◆ **WHAT YOU SHOULD DO**
Set down the lines from the one containing "Generate a Python" to the one containing "import plotly.graph_objects as go", both lines included, exactly as they stand and with no other lines.

^^^^^^^^^^^^^^^^

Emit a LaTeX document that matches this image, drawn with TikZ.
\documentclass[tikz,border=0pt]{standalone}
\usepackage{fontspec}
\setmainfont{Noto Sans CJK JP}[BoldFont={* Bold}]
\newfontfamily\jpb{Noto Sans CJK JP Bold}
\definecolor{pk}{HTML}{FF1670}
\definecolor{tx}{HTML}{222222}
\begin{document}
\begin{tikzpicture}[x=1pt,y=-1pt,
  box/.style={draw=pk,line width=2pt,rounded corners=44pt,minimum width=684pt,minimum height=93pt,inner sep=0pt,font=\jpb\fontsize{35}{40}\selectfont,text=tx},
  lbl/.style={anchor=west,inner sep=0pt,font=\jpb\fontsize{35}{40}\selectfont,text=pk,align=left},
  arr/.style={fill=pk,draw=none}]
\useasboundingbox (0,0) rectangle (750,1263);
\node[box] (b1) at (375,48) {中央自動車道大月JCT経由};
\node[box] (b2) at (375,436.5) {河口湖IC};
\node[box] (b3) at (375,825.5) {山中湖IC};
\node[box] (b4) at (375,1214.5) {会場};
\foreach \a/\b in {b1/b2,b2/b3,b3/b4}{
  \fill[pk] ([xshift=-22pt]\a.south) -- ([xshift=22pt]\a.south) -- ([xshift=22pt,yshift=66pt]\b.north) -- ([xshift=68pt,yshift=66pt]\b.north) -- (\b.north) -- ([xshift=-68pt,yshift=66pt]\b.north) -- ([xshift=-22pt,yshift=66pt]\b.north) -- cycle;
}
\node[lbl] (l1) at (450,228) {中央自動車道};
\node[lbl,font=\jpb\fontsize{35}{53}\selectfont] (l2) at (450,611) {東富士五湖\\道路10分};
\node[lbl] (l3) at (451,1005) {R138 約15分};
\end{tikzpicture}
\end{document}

^^^^^^^^^^^^^^^^

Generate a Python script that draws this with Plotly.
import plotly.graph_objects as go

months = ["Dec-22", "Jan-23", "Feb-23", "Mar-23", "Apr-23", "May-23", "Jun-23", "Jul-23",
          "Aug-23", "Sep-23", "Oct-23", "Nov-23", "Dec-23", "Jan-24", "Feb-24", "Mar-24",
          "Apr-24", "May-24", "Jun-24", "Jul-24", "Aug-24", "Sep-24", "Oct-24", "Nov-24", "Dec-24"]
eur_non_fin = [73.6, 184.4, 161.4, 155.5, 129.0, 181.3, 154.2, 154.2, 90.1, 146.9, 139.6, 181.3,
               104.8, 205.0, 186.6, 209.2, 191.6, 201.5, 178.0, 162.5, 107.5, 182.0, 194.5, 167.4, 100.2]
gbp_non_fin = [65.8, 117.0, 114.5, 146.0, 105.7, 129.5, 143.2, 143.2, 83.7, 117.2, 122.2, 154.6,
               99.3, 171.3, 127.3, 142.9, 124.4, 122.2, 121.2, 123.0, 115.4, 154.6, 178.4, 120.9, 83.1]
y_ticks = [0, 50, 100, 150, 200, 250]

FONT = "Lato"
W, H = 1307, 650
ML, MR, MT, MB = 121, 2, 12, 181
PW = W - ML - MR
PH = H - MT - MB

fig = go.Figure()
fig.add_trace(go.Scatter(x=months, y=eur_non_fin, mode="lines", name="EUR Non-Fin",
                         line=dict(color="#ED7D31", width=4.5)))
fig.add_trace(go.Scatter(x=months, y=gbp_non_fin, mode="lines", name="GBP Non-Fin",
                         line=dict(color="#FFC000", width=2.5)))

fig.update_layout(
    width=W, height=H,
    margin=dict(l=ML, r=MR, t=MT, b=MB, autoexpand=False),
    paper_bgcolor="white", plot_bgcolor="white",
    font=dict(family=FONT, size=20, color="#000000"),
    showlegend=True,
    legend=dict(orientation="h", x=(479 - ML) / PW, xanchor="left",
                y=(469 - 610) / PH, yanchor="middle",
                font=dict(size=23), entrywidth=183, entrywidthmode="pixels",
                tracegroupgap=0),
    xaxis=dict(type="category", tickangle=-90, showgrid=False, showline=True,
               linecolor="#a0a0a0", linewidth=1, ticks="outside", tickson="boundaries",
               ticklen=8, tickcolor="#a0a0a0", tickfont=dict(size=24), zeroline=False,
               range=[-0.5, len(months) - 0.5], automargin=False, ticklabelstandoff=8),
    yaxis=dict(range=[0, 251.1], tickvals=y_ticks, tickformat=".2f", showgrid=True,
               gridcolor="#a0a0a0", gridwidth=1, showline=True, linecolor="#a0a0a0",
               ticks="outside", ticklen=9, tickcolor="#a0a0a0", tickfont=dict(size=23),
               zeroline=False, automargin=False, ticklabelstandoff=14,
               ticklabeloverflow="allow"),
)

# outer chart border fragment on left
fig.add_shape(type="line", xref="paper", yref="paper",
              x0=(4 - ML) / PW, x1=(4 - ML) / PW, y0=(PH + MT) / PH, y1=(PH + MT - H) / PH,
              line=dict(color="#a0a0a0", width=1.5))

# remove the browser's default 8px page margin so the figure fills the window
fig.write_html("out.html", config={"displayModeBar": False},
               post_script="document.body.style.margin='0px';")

^^^^^^^^^^^^^^^^

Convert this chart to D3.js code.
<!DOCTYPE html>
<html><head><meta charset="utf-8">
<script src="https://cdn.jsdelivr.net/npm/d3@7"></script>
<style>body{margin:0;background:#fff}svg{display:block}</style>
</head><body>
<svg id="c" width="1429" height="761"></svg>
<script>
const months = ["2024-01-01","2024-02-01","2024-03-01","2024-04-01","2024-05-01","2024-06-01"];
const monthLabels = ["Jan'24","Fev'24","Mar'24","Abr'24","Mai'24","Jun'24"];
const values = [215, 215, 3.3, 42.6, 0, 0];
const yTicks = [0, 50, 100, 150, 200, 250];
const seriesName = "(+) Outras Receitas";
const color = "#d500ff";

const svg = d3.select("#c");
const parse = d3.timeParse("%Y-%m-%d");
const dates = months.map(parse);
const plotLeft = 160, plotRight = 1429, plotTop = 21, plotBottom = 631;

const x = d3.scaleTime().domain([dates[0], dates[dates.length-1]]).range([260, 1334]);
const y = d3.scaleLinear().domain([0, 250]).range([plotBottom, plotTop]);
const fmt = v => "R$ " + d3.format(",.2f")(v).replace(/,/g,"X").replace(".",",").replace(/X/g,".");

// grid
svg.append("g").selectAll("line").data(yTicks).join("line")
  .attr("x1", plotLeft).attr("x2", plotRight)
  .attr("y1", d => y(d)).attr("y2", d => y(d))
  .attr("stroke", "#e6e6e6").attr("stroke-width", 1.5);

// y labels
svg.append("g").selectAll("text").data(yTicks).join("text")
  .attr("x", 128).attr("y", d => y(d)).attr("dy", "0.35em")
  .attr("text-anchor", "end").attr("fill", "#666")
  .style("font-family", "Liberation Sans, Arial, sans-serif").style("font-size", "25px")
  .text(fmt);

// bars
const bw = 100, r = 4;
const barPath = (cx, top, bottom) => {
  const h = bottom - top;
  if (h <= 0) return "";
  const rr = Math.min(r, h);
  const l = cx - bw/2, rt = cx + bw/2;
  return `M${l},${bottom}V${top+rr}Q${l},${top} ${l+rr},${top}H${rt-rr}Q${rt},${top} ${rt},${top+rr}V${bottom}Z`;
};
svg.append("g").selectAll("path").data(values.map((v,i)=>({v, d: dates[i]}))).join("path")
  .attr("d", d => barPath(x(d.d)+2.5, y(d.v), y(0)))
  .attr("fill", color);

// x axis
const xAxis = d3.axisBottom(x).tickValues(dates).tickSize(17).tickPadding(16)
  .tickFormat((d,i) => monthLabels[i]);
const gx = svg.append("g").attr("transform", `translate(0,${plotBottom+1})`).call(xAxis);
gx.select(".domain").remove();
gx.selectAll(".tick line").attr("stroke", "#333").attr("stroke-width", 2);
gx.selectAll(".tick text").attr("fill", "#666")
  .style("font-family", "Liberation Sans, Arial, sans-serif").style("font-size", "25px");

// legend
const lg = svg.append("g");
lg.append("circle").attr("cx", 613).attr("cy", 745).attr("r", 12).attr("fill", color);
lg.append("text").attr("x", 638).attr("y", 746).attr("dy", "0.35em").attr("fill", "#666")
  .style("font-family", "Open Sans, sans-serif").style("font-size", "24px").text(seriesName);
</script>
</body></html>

^^^^^^^^^^^^^^^^

◆ **EXPECTED ANSWER**
Generate a Python script that draws this with Plotly.
import plotly.graph_objects as go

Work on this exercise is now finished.